## YOUR OBJECTIVE
All of the data that follows should be retyped exactly, please, except the pictures.

## DATASET EXCERPT
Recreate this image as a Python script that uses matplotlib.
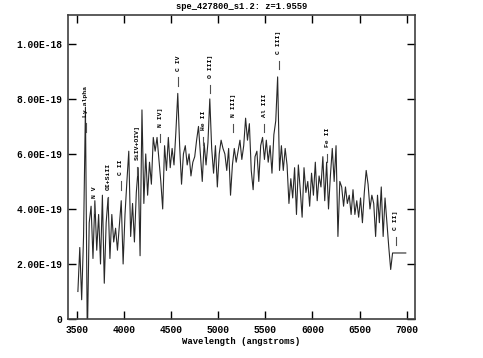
import numpy as np
import matplotlib
matplotlib.use("Agg")
import matplotlib.pyplot as plt
from matplotlib.ticker import FixedLocator, FuncFormatter

title = "spe_427800_s1.2: z=1.9559"

# observed wavelength grid (angstroms), 20 A steps
wave = np.arange(3510, 7000, 20)

# flux in units of 1e-19, one chunk per 500 A
flux_3500 = [1.0, 2.6, 0.7, 3.0, 7.7, -0.8, 3.5, 4.1, 2.2, 4.3, 2.5, 3.8, 2.0,
             4.5, 1.3, 3.5, 4.4, 2.2, 3.8, 2.8, 3.3, 2.5, 3.4, 4.3, 2.0]
flux_4000 = [3.8, 5.0, 6.1, 3.0, 4.2, 2.8, 4.6, 5.5, 2.3, 7.6, 4.2, 6.0, 4.5,
             5.7, 4.9, 6.6, 6.1, 6.6, 5.8, 5.0, 4.0, 6.3, 5.4, 6.6, 5.5]
flux_4500 = [6.2, 5.6, 6.8, 8.2, 6.3, 4.9, 6.0, 6.3, 5.6, 6.0, 5.2, 5.7, 5.9,
             6.5, 7.0, 6.0, 5.0, 6.4, 5.6, 6.4, 8.0, 6.2, 5.3, 6.3, 4.8]
flux_5000 = [6.0, 6.5, 6.2, 6.0, 5.4, 6.2, 4.5, 5.6, 6.2, 5.7, 6.1, 6.5, 5.8,
             6.3, 7.3, 6.5, 7.1, 5.4, 4.7, 5.9, 6.1, 5.0, 6.3, 6.6, 5.8]
flux_5500 = [6.5, 5.7, 6.3, 5.3, 6.7, 7.2, 8.8, 5.4, 6.3, 5.4, 6.2, 5.6, 4.2,
             5.1, 4.4, 5.5, 3.8, 5.6, 4.7, 3.7, 5.5, 4.6, 5.0, 4.1, 5.3]
flux_6000 = [4.5, 5.7, 4.3, 5.2, 4.8, 5.9, 4.3, 5.7, 4.0, 5.2, 6.2, 5.0, 6.3,
             3.0, 5.0, 4.8, 4.1, 4.8, 4.2, 4.5, 3.8, 4.7, 3.8, 4.3, 3.7]
flux_6500 = [4.4, 3.5, 4.6, 5.4, 4.9, 4.0, 4.5, 4.2, 3.0, 4.5, 3.5, 4.8, 3.0,
             4.4, 3.5, 2.6, 1.8, 2.4, 2.4, 2.4, 2.4, 2.4, 2.4, 2.4, 2.4]
flux = np.array(flux_3500 + flux_4000 + flux_4500 + flux_5000
                + flux_5500 + flux_6000 + flux_6500) * 1e-19

# emission line labels: observed wavelength and height of label base (1e-19)
line_names = ["Ly alpha", "N V", "OI+SiII", "C II", "SiIV+OIV]", "N IV]",
              "C IV", "He II", "O III]", "N III]", "Al III", "C III]",
              "Fe II", "C II]"]
line_waves = [3594, 3685, 3830, 3967, 4137, 4384, 4575, 4840, 4914, 5158,
              5487, 5641, 6155, 6882]
label_base = [7.36, 4.41, 4.70, 5.25, 5.79, 6.99, 9.03, 6.88, 8.77, 7.35,
              7.35, 9.64, 6.26, 3.24]

xticks = [3500, 4000, 4500, 5000, 5500, 6000, 6500, 7000]
yticks = [0, 2e-19, 4e-19, 6e-19, 8e-19, 1e-18]

fnt = "Liberation Mono"

fig = plt.figure(figsize=(4.83, 3.58), dpi=100)
ax = fig.add_axes([0.1408, 0.1089, 0.7184, 0.8492])

ax.plot(wave, flux, color="#282828", lw=0.8)

for name, w, b in zip(line_names, line_waves, label_base):
    ax.text(w, b * 1e-19, name, rotation=90, ha="center", va="bottom",
            fontsize=4.6, fontweight="bold", family=fnt)
    ax.plot([w, w], [(b - 0.55) * 1e-19, (b - 0.25) * 1e-19],
            color="#505050", lw=0.8)

ax.set_xlim(3405, 7088)
ax.set_ylim(0, 1.105e-18)

ax.xaxis.set_major_locator(FixedLocator(xticks))
ax.yaxis.set_major_locator(FixedLocator(yticks))


def yfmt(v, pos):
    if v == 0:
        return "0"
    m, e = ("%.2E" % v).split("E")
    return m + "E" + str(int(e))


ax.yaxis.set_major_formatter(FuncFormatter(yfmt))
ax.tick_params(direction="in", length=6, width=1, top=True, right=True,
               labelsize=6.9, pad=4)
for lab in ax.get_xticklabels() + ax.get_yticklabels():
    lab.set_family(fnt)
    lab.set_fontweight("bold")
for sp in ax.spines.values():
    sp.set_linewidth(1.2)
    sp.set_color("#404040")

ax.set_xlabel("Wavelength (angstroms)", family=fnt, fontweight="bold",
              fontsize=6.4, labelpad=2)
ax.set_title(title, family=fnt, fontweight="bold", fontsize=6.3, pad=4)

fig.savefig("out.png", dpi=100)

## PROBLEM SOLUTION
Recreate this image as a Python script that uses matplotlib.
import numpy as np
import matplotlib
matplotlib.use("Agg")
import matplotlib.pyplot as plt
from matplotlib.ticker import FixedLocator, FuncFormatter

title = "spe_427800_s1.2: z=1.9559"

# observed wavelength grid (angstroms), 20 A steps
wave = np.arange(3510, 7000, 20)

# flux in units of 1e-19, one chunk per 500 A
flux_3500 = [1.0, 2.6, 0.7, 3.0, 7.7, -0.8, 3.5, 4.1, 2.2, 4.3, 2.5, 3.8, 2.0,
             4.5, 1.3, 3.5, 4.4, 2.2, 3.8, 2.8, 3.3, 2.5, 3.4, 4.3, 2.0]
flux_4000 = [3.8, 5.0, 6.1, 3.0, 4.2, 2.8, 4.6, 5.5, 2.3, 7.6, 4.2, 6.0, 4.5,
             5.7, 4.9, 6.6, 6.1, 6.6, 5.8, 5.0, 4.0, 6.3, 5.4, 6.6, 5.5]
flux_4500 = [6.2, 5.6, 6.8, 8.2, 6.3, 4.9, 6.0, 6.3, 5.6, 6.0, 5.2, 5.7, 5.9,
             6.5, 7.0, 6.0, 5.0, 6.4, 5.6, 6.4, 8.0, 6.2, 5.3, 6.3, 4.8]
flux_5000 = [6.0, 6.5, 6.2, 6.0, 5.4, 6.2, 4.5, 5.6, 6.2, 5.7, 6.1, 6.5, 5.8,
             6.3, 7.3, 6.5, 7.1, 5.4, 4.7, 5.9, 6.1, 5.0, 6.3, 6.6, 5.8]
flux_5500 = [6.5, 5.7, 6.3, 5.3, 6.7, 7.2, 8.8, 5.4, 6.3, 5.4, 6.2, 5.6, 4.2,
             5.1, 4.4, 5.5, 3.8, 5.6, 4.7, 3.7, 5.5, 4.6, 5.0, 4.1, 5.3]
flux_6000 = [4.5, 5.7, 4.3, 5.2, 4.8, 5.9, 4.3, 5.7, 4.0, 5.2, 6.2, 5.0, 6.3,
             3.0, 5.0, 4.8, 4.1, 4.8, 4.2, 4.5, 3.8, 4.7, 3.8, 4.3, 3.7]
flux_6500 = [4.4, 3.5, 4.6, 5.4, 4.9, 4.0, 4.5, 4.2, 3.0, 4.5, 3.5, 4.8, 3.0,
             4.4, 3.5, 2.6, 1.8, 2.4, 2.4, 2.4, 2.4, 2.4, 2.4, 2.4, 2.4]
flux = np.array(flux_3500 + flux_4000 + flux_4500 + flux_5000
                + flux_5500 + flux_6000 + flux_6500) * 1e-19

# emission line labels: observed wavelength and height of label base (1e-19)
line_names = ["Ly alpha", "N V", "OI+SiII", "C II", "SiIV+OIV]", "N IV]",
              "C IV", "He II", "O III]", "N III]", "Al III", "C III]",
              "Fe II", "C II]"]
line_waves = [3594, 3685, 3830, 3967, 4137, 4384, 4575, 4840, 4914, 5158,
              5487, 5641, 6155, 6882]
label_base = [7.36, 4.41, 4.70, 5.25, 5.79, 6.99, 9.03, 6.88, 8.77, 7.35,
              7.35, 9.64, 6.26, 3.24]

xticks = [3500, 4000, 4500, 5000, 5500, 6000, 6500, 7000]
yticks = [0, 2e-19, 4e-19, 6e-19, 8e-19, 1e-18]

fnt = "Liberation Mono"

fig = plt.figure(figsize=(4.83, 3.58), dpi=100)
ax = fig.add_axes([0.1408, 0.1089, 0.7184, 0.8492])

ax.plot(wave, flux, color="#282828", lw=0.8)

for name, w, b in zip(line_names, line_waves, label_base):
    ax.text(w, b * 1e-19, name, rotation=90, ha="center", va="bottom",
            fontsize=4.6, fontweight="bold", family=fnt)
    ax.plot([w, w], [(b - 0.55) * 1e-19, (b - 0.25) * 1e-19],
            color="#505050", lw=0.8)

ax.set_xlim(3405, 7088)
ax.set_ylim(0, 1.105e-18)

ax.xaxis.set_major_locator(FixedLocator(xticks))
ax.yaxis.set_major_locator(FixedLocator(yticks))


def yfmt(v, pos):
    if v == 0:
        return "0"
    m, e = ("%.2E" % v).split("E")
    return m + "E" + str(int(e))


ax.yaxis.set_major_formatter(FuncFormatter(yfmt))
ax.tick_params(direction="in", length=6, width=1, top=True, right=True,
               labelsize=6.9, pad=4)
for lab in ax.get_xticklabels() + ax.get_yticklabels():
    lab.set_family(fnt)
    lab.set_fontweight("bold")
for sp in ax.spines.values():
    sp.set_linewidth(1.2)
    sp.set_color("#404040")

ax.set_xlabel("Wavelength (angstroms)", family=fnt, fontweight="bold",
              fontsize=6.4, labelpad=2)
ax.set_title(title, family=fnt, fontweight="bold", fontsize=6.3, pad=4)

fig.savefig("out.png", dpi=100)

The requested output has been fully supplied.